Dalmore Daytime

Dalmore Daytime
Sandy Beach

Wednesday, 27 August 2008

Fishing at "Bandaberie",Dalmore.

I have written about the Gearraidh in previous posts,that beautiful, green and fertile part of Dalmore,a land of old corn mills, and at times home to the "iolaire",the majestic golden eagle. It is,however,a place in which one never feels at ease, and I'm not sure why! The Gearraidh pushes out into the Atlantic Ocean in a promontory at "Rudha an Trileachain"(headland of the oyster catchers ),and how well named it is. The rocks here are strewn with the shells of mussels and limpets,but gey few oysters. You see,the bulk of the island's shellfish leaves for France and Spain in giant refrigerated lorries. "Round the corner" from this point and flanking the wild beach of "Sheilagadh"is a sea rock called "Bandaberie",a favoured plinth for sea fishing with the "slat"(bamboo rod),yielding good catches,but it is an exceedingly treacherous place. Not for nothing was "Bandaberie" feared by the women of Dalmore.
To access the site,you had to climb down a near vertical rock face(about 20 feet down),and carrying the "slat",that could be difficult. However,there were enough finger and toe holds to ease your descent. Strong sea currents swirled around the rock from which we fished,and the top of the rock was only inches above the sea. You always had to be mindful of those freak waves that crashed over the rock,and be prepared to abandon your position. These bamboo rods were 20-25 feet long,and a strong twine,tied at the top,ran down the length of the rod(no reel needed here). Attached to the end of the line was a cast of 6 or 7 flies made from large hooks and white seagull feathers. Cold boiled potato left over from the "tatties and herring" lunch would be squashed in the hand and this ground bait tossed into the clear waters of the "geotha". Within a few minutes,the long bamboo("slat")would be arching over with the great strain on the line,and you could see perhaps 6 or 7 fish down in the waters below. While in the water,this heavy catch was buoyed by the upthrust(Archimedes'Principle,you recall),but when the fish were pulled from the water,you had a seething mass of disparate forces acting in every direction,including up. The only thing that might be considered art, was landing every last fish on the rocks behind you. You then had to "dehook" every fish,and stick them in the brown hessian bag, On Bandaberie, it was rare to catch any fish except the "cuidaig"(cuddy/small saithe)or the"saighean"(saithe/coal fish). The only thing which limited your catch(or enthusiasm) was the knowledge that you had to get a heavy bag of fish up that near vertical cliff,and then transport it nearly a mile over hill and dale. Then,of course,the fish had to be gutted and washed.
These fresh fish, fried in the morning's bacon fat,and served with Stag bread and butter and a mug of tea, was a meal to savour. I wonder if anyone still fishes at Bandaberie,or knows how to get down there. I doubt it.
Domhnull Lamont and my uncle Norman(Tormod Glass)fished on Bandaberie a great deal,and installed a rope/wire ladder there, which afforded easier access to the site.
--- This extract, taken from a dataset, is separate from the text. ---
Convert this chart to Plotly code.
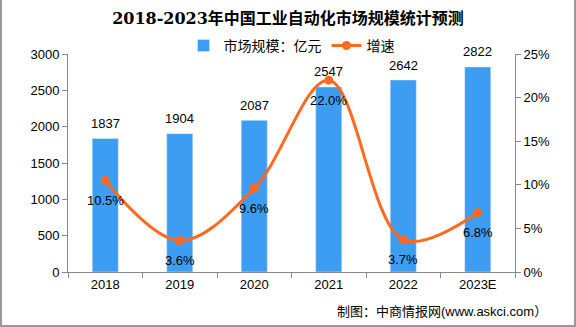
import plotly.graph_objects as go

years = ["2018", "2019", "2020", "2021", "2022", "2023E"]
market = [1837, 1904, 2087, 2547, 2642, 2822]
growth = [10.5, 3.6, 9.6, 22.0, 3.7, 6.8]
growth_labels = ["10.5%", "3.6%", "9.6%", "22.0%", "3.7%", "6.8%"]

BAR_C = "#3d9df2"
LINE_C = "#ff6a1f"
FONT = "Liberation Sans, Noto Sans CJK SC, sans-serif"

W, H = 576, 327
ml, mr, mt, mb = 68, 61, 54, 55
pw, ph = W - ml - mr, H - mt - mb

fig = go.Figure()
fig.add_trace(go.Bar(
    x=years, y=market, name="市场规模：亿元", marker_color=BAR_C, width=0.35, yaxis="y",
))
fig.add_trace(go.Scatter(
    x=years, y=growth, name="增速", mode="lines+markers", yaxis="y2",
    line=dict(color=LINE_C, width=3, shape="spline", smoothing=1.0),
    marker=dict(size=9, color=LINE_C),
))
for i, v in enumerate(market):
    fig.add_annotation(x=i, y=v, xref="x", yref="y", text=str(v), showarrow=False, yshift=15,
                       yanchor="middle", font=dict(size=13, color="#000", family=FONT))
for i, (g, t) in enumerate(zip(growth, growth_labels)):
    fig.add_annotation(x=i, y=g, xref="x", yref="y2", text=t, showarrow=False, yshift=-20,
                       yanchor="middle", font=dict(size=13, color="#000", family=FONT))

fig.add_annotation(xref="paper", yref="paper", x=1.075, y=-0.183, xanchor="right", yanchor="middle",
                   text="制图：中商情报网(www.askci.com）", showarrow=False,
                   font=dict(size=13, color="#000", family=FONT))

# outer frame
fig.add_shape(type="rect", xref="paper", yref="paper",
              x0=-(ml - 1) / pw, x1=(pw + mr - 1) / pw, y0=-(mb - 1) / ph, y1=(ph + mt + 5) / ph,
              line=dict(color="#999", width=2), fillcolor="rgba(0,0,0,0)", layer="below")

axis_common = dict(showline=True, linecolor="#888", linewidth=1, ticks="outside", tickcolor="#888",
                   ticklen=5, showgrid=False, zeroline=False, tickfont=dict(size=13, color="#000"))

fig.update_layout(
    width=W, height=H, margin=dict(l=ml, r=mr, t=mt, b=mb),
    paper_bgcolor="white", plot_bgcolor="white",
    font=dict(family=FONT, color="#000"),
    title=dict(text="<b>2018-2023年中国工业自动化市场规模统计预测</b>", x=0.5, xanchor="center",
               y=0.945, yanchor="middle", font=dict(size=16, family="DejaVu Serif, Noto Sans CJK SC", color="#000")),
    legend=dict(orientation="h", x=0.5, xanchor="center", y=1.037, yanchor="middle",
                font=dict(size=14), tracegroupgap=0, bgcolor="rgba(0,0,0,0)"),
    showlegend=True,
    xaxis=dict(**axis_common, type="category", tickson="boundaries", range=[-0.5, 5.5]),
    yaxis=dict(**axis_common, range=[0, 3000], dtick=500),
    yaxis2=dict(**axis_common, overlaying="y", side="right", range=[0, 25], dtick=5, ticksuffix="%"),
)

fig.write_html("out.html")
P.S. Tamra (U.S.A.) Thanks for your comment. D.J.Maclennan.

1 comment:

Anonymous said...

Iain, you do know that John our fathers brother used to go there fishing, until a woman came to see him, and told him that in a dream, she had seen a fair haired man drown there, and at once came and told him of her dream. From that day, he never went back there to fish.